When I was on the instructor staff at the Air Command and Staff College, I served with an Army lieutenant colonel who, as a 19 year old enlisted man, had been taken captive after a Viet Cong ambush and held as a POW by the North Vietnamese. Wisely, the Staff College's commandant made it a point to have this officer speak to the assembled class each year about his experiences at the hands of the communists. At the conclusion of his presentation, he would describe his first day of freedom and his return to home and loved ones, and would sum up with the following statement: "...and I haven't had a bad day since."

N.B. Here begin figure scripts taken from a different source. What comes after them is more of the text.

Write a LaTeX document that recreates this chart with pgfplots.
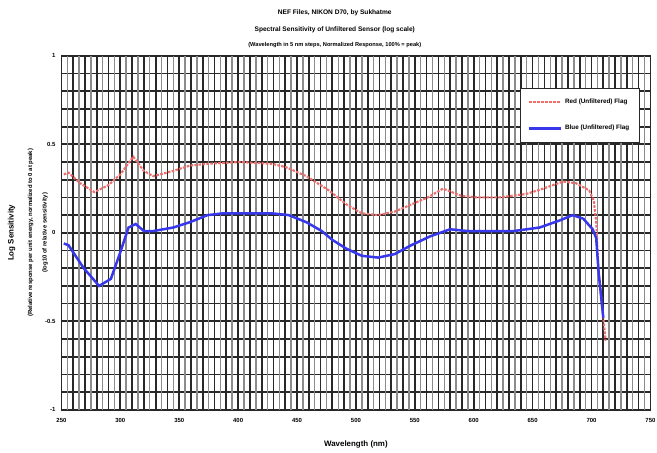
\documentclass[border=0pt]{standalone}
\usepackage{fontspec}
\setmainfont{Liberation Sans}
\usepackage{pgfplots}
\pgfplotsset{compat=1.18}

\definecolor{redline}{RGB}{238,110,110}
\definecolor{blueline}{RGB}{55,55,235}
\definecolor{gridd}{RGB}{40,40,40}

\begin{document}
\begin{tikzpicture}
\begin{axis}[
    scale only axis,
    width=446pt, height=268pt,
    xmin=250, xmax=750, ymin=-1, ymax=1,
    xtick={250,300,...,750},
    ytick={-1,-0.5,0,0.5,1},
    minor x tick num=4,
    minor y tick num=4,
    grid=both,
    major grid style={gridd, line width=1.3pt},
    minor grid style={gridd, line width=1.3pt},
    extra x ticks={255,265,...,745},
    extra x tick labels={},
    extra x tick style={grid=major, major grid style={black!45, line width=1.1pt}, major tick length=0pt},
    axis line style={gridd, line width=1.3pt},
    tick style={gridd},
    tick label style={font=\fontsize{4.5}{5}\selectfont\bfseries},
    xticklabel style={yshift=-3pt},
    yticklabel style={xshift=-1pt},
    /pgf/number format/assume math mode=true,
    xlabel={Wavelength (nm)},
    xlabel style={font=\fontsize{6}{7}\selectfont\bfseries, yshift=-7pt},
    ylabel={\fontsize{6}{7}\selectfont\bfseries Log Sensitivity\\[2pt]
            \fontsize{4.5}{5.5}\selectfont\bfseries (Relative response per unit energy, normalized to 0 at peak)\\[-1pt]
            \fontsize{4.5}{5.5}\selectfont\bfseries (log10 of relative sensitivity)},
    ylabel style={align=center, yshift=-9pt},
    title={\fontsize{5}{6}\selectfont\bfseries NEF Files, NIKON D70, by Sukhatme\\[1pt]
           \fontsize{5}{6}\selectfont\bfseries Spectral Sensitivity of Unfiltered Sensor (log scale)\\[-1pt]
           \fontsize{4.3}{5}\selectfont\bfseries (Wavelength in 5 nm steps, Normalized Response, 100\% = peak)},
    title style={align=center, yshift=-3pt, xshift=-16pt},
    legend style={at={(0.983,0.91)}, anchor=north east, draw=gridd, line width=1pt,
        font=\fontsize{4.8}{5.5}\selectfont\bfseries, row sep=11pt, inner sep=6pt,
        fill=white},
    legend image code/.code={\draw[#1] (0pt,0pt) -- (24pt,0pt);},
    legend cell align=left,
]
\addplot[redline, line width=1.6pt, dash pattern=on 2pt off 1pt] coordinates {
 (252,0.33) (256,0.34) (266,0.28) (278,0.23) (290,0.27) (300,0.33) (311,0.43)
 (320,0.35) (328,0.32) (345,0.35) (359,0.38) (374,0.39) (401,0.40) (429,0.39)
 (441,0.37) (458,0.32) (477,0.24) (492,0.16) (505,0.11) (519,0.10) (533,0.12)
 (547,0.16) (561,0.20) (574,0.25) (589,0.21) (603,0.20) (622,0.20) (645,0.22)
 (659,0.25) (676,0.29) (687,0.28) (698,0.24) (702,0.18) (704,0.06) (706,-0.22)
 (710,-0.48) (712,-0.61)
};
\addplot[blueline, line width=1.9pt] coordinates {
 (252,-0.06) (256,-0.07) (269,-0.20) (282,-0.30) (292,-0.26) (300,-0.11) (307,0.03)
 (313,0.05) (320,0.01) (328,0.01) (345,0.03) (359,0.06) (374,0.10) (387,0.11)
 (401,0.11) (429,0.11) (443,0.10) (458,0.06) (471,0.01) (480,-0.04) (492,-0.09)
 (505,-0.13) (519,-0.14) (533,-0.12) (547,-0.07) (563,-0.02) (580,0.02) (595,0.01)
 (617,0.01) (634,0.01) (656,0.03) (673,0.07) (684,0.10) (693,0.08) (701,0.02)
 (704,-0.03) (706,-0.22) (710,-0.48)
};
\legend{Red (Unfiltered) Flag, Blue (Unfiltered) Flag}
\end{axis}
\pgfresetboundingbox
\path[use as bounding box] ([shift={(-46.5pt,-32.5pt)}]current axis.south west) rectangle ([shift={(5pt,42.3pt)}]current axis.north east);
\end{tikzpicture}
\end{document}
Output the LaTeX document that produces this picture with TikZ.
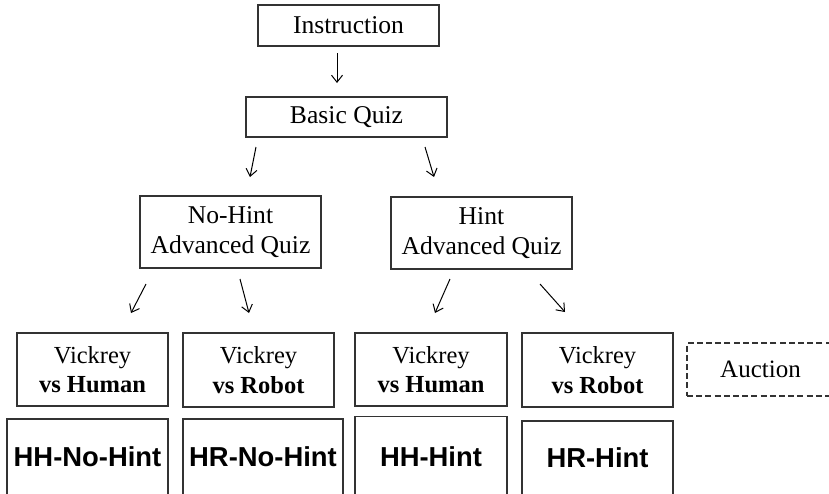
\documentclass[tikz,border=0pt]{standalone}
\usepackage{fontspec}
\setmainfont{Liberation Serif}
\newfontfamily\arialfont{Liberation Sans}
\usetikzlibrary{arrows.meta}
\tikzset{
  box/.style={draw=black!80, line width=0.65pt, inner sep=0pt, align=center,
    font=\fontsize{12.25pt}{14.75pt}\selectfont},
  tbox/.style={box, font=\fontsize{12.8pt}{15pt}\selectfont},
  hbox/.style={draw=black!80, line width=0.65pt, inner sep=0pt, align=center,
    font=\arialfont\bfseries\fontsize{13.7pt}{16pt}\selectfont},
  dbox/.style={box, font=\fontsize{12.5pt}{15pt}\selectfont, dash pattern=on 3pt off 1.6pt},
  arr/.style={line width=0.5pt, -{Straight Barb[length=3.5pt,width=5.5pt]}}
}
\begin{document}
\begin{tikzpicture}[x=0.5pt,y=-0.5pt]
\useasboundingbox (0,0) rectangle (829,493);
\clip (0,0) rectangle (829,493);
% nodes
\node[tbox, minimum width=90.5pt, minimum height=20.5pt] (inst) at (348.5,25.5) {Instruction};
\node[tbox, minimum width=100.5pt, minimum height=20pt] (basic) at (346.5,117) {Basic Quiz};
\node[tbox, minimum width=90.5pt, minimum height=36pt] (nohint) at (230.5,232) {No-Hint\\Advanced Quiz};
\node[tbox, minimum width=90.5pt, minimum height=36pt] (hint) at (481.5,233) {Hint\\Advanced Quiz};
\node[box, minimum width=75.5pt, minimum height=36.5pt] (v1) at (92.5,369.5) {Vickrey\\\textbf{vs Human}};
\node[box, minimum width=75.5pt, minimum height=37pt] (v2) at (258.5,370) {Vickrey\\\textbf{vs Robot}};
\node[box, minimum width=76pt, minimum height=36.5pt] (v3) at (431,369.5) {Vickrey\\\textbf{vs Human}};
\node[box, minimum width=75.5pt, minimum height=37pt] (v4) at (597.5,370) {Vickrey\\\textbf{vs Robot}};
\node[dbox, minimum width=73.5pt, minimum height=26.5pt] (auction) at (760.5,369.5) {Auction};
\node[hbox, minimum width=80.5pt, minimum height=38pt] (h1) at (87.5,457) {HH-No-Hint};
\node[hbox, minimum width=80pt, minimum height=38pt] (h2) at (263,457) {HR-No-Hint};
\node[hbox, minimum width=76pt, minimum height=40pt] (h3) at (431,456.5) {HH-Hint};
\node[hbox, minimum width=75.5pt, minimum height=37pt] (h4) at (597.5,458) {HR-Hint};
% arrow end points
\coordinate (a1s) at (337,53);  \coordinate (a1e) at (337,83);
\coordinate (a2s) at (256,147); \coordinate (a2e) at (250,177);
\coordinate (a3s) at (425,147); \coordinate (a3e) at (434,177);
\coordinate (a4s) at (146,284); \coordinate (a4e) at (131,313);
\coordinate (a5s) at (240,279); \coordinate (a5e) at (249,313);
\coordinate (a6s) at (450,279); \coordinate (a6e) at (435,313);
\coordinate (a7s) at (540,284); \coordinate (a7e) at (565,312);
\draw[arr] (a1s) -- (a1e);
\draw[arr] (a2s) -- (a2e);
\draw[arr] (a3s) -- (a3e);
\draw[arr] (a4s) -- (a4e);
\draw[arr] (a5s) -- (a5e);
\draw[arr] (a6s) -- (a6e);
\draw[arr] (a7s) -- (a7e);
\end{tikzpicture}
\end{document}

I try, sometimes unsuccessfully, to put my everyday troubles, aches, and stresses into the perspective of some of the real hardships I've experienced. Now, I will admit that some will scoff at what I consider "hardships." I didn't grow up in rural Mississippi during The Great Depression (like many in my family). I wasn't in the first wave on the beaches at Iwo. I haven't been persecuted to the point of death for my faith. But, then again, I have a few painful benchmarks of my own against which to measure present difficulties. For example:
The best drink of water I ever had came from a puddle in a jeep track in Tunisia, after I scooped the green scum out of the way.
The warmest I ever felt was the ray of sunlight, after twenty hours of cold and dark, that split the uprights of two mountain peaks in Norway and touched my face.
The best shade I ever experienced was sitting with my back to a very hot M-60 tank in a very hot July California desert.
The best nap I ever took was on my feet, leaned up against a tree, twenty miles into a twenty-five mile forced march.
The second most beautiful thing I have ever seen (Miss Brenda being the first, of course) was a three foot square of muddy high ground after a night in a Panama mangrove swamp.
The sweetest sound I ever heard was Miss Brenda's voice on a cassette tape she mailed me while I was at sea in the Western Pacific.